Ia menjelaskan, dua hal tersebut dapat berpengaruh pada implikasi hukum. Selain itu jika e-rekap sudah benar-benar diterapkan, KPU nantinya tak dapat berdalih jika ada kesalahan dalam hasil di dalamnya.
Sebab, ia menilai hal ini berbeda dengan Sistem Informasi Perhitungan (Situng) yang diterapkan pada pemilihan umum (2019). Di mana hasil yang berada dalam Situng sempat menimbulkan polemik, tetapi KPU beralasan bahwa rekapitulsi suara berasal dari penghitungan manual.
“Kalau sudah e-rekap kan tidak bisa begitu lagi argumennya, karena yang menjadi basis penetapan adalah yang elektronik itu,” ujar Titi.
Selain itu, ia berharap KPU memperhatikan dasar hukum penggunaan e-rekap. Menurutnya, hal itu tidak cukup hanya dapat diatur dalam Peraturan KPU (PKPU), melainkan perlu diatur dalam undang-undang.

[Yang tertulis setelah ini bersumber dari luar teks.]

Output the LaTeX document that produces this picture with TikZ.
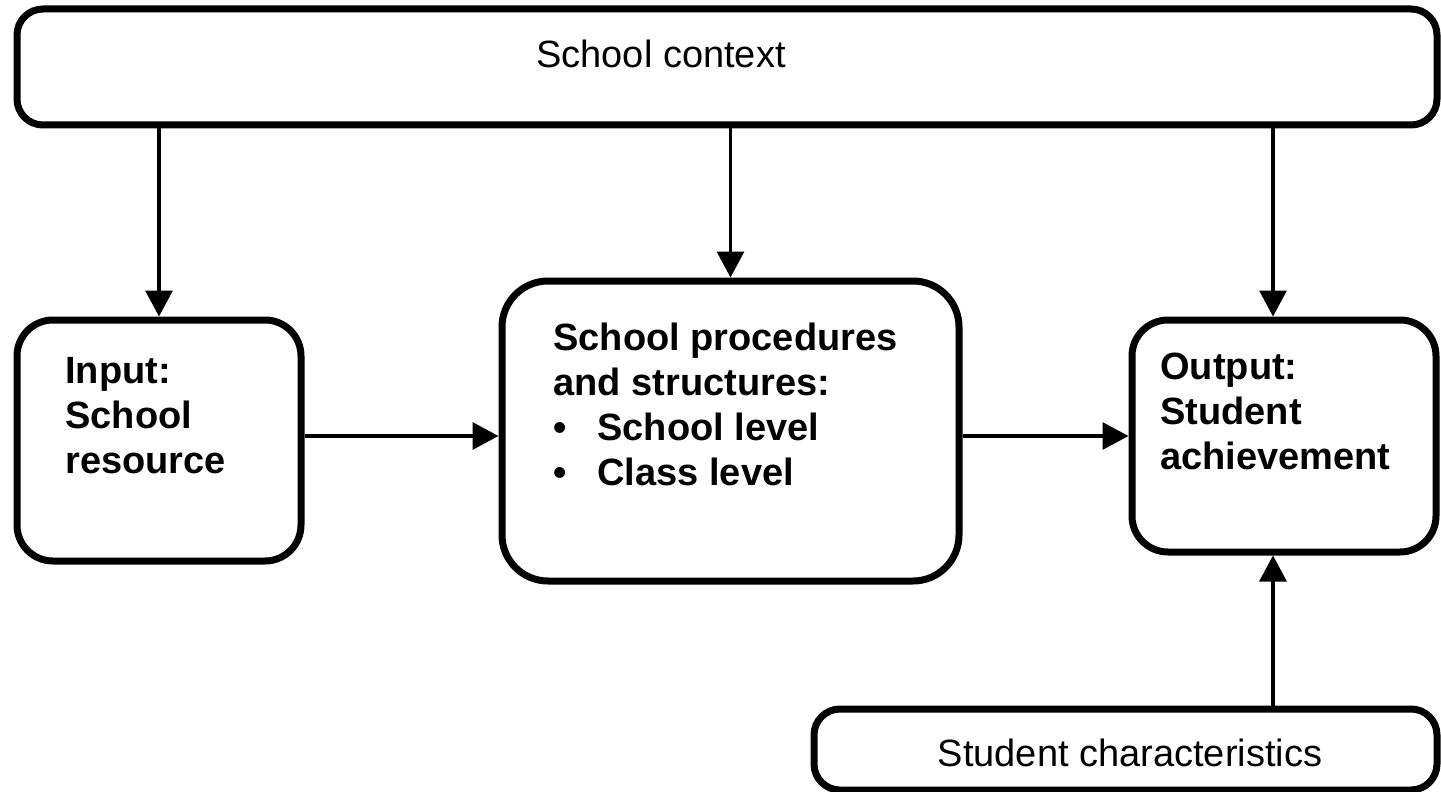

“Karena sejauh mana peraturan KPU bisa mengikat ketaatan dari pihak pihak yang terdampak, paling dekat Bawaslu dan Parpol. Dia (e-rekap) akan lebih kokoh kalau dia ada di undang-undang Pilkada,” ujar Titi.
Sebelumnya, KPU akan menguji coba rekapitulasi hasil penghitungan secara elektronik atau e-rekap untuk pemilihan kepala daerah (pilkada) serentak pada awal tahun 2020. Uji coba dilakukan untuk memastikan kesiapan KPU menerapkan e-rekap pada pelaksanaan Pilkada 2020.
“Kita akan tentu melakukan simulasi, mungkin di tahun 2020 nanti, ya di awal tahun kita sudah akan bisa melakukan simulasi,” ujar Komisioner KPU RI Evi Novida Manik di Purwokerto, Jawa Tengah, Sabtu (30/11).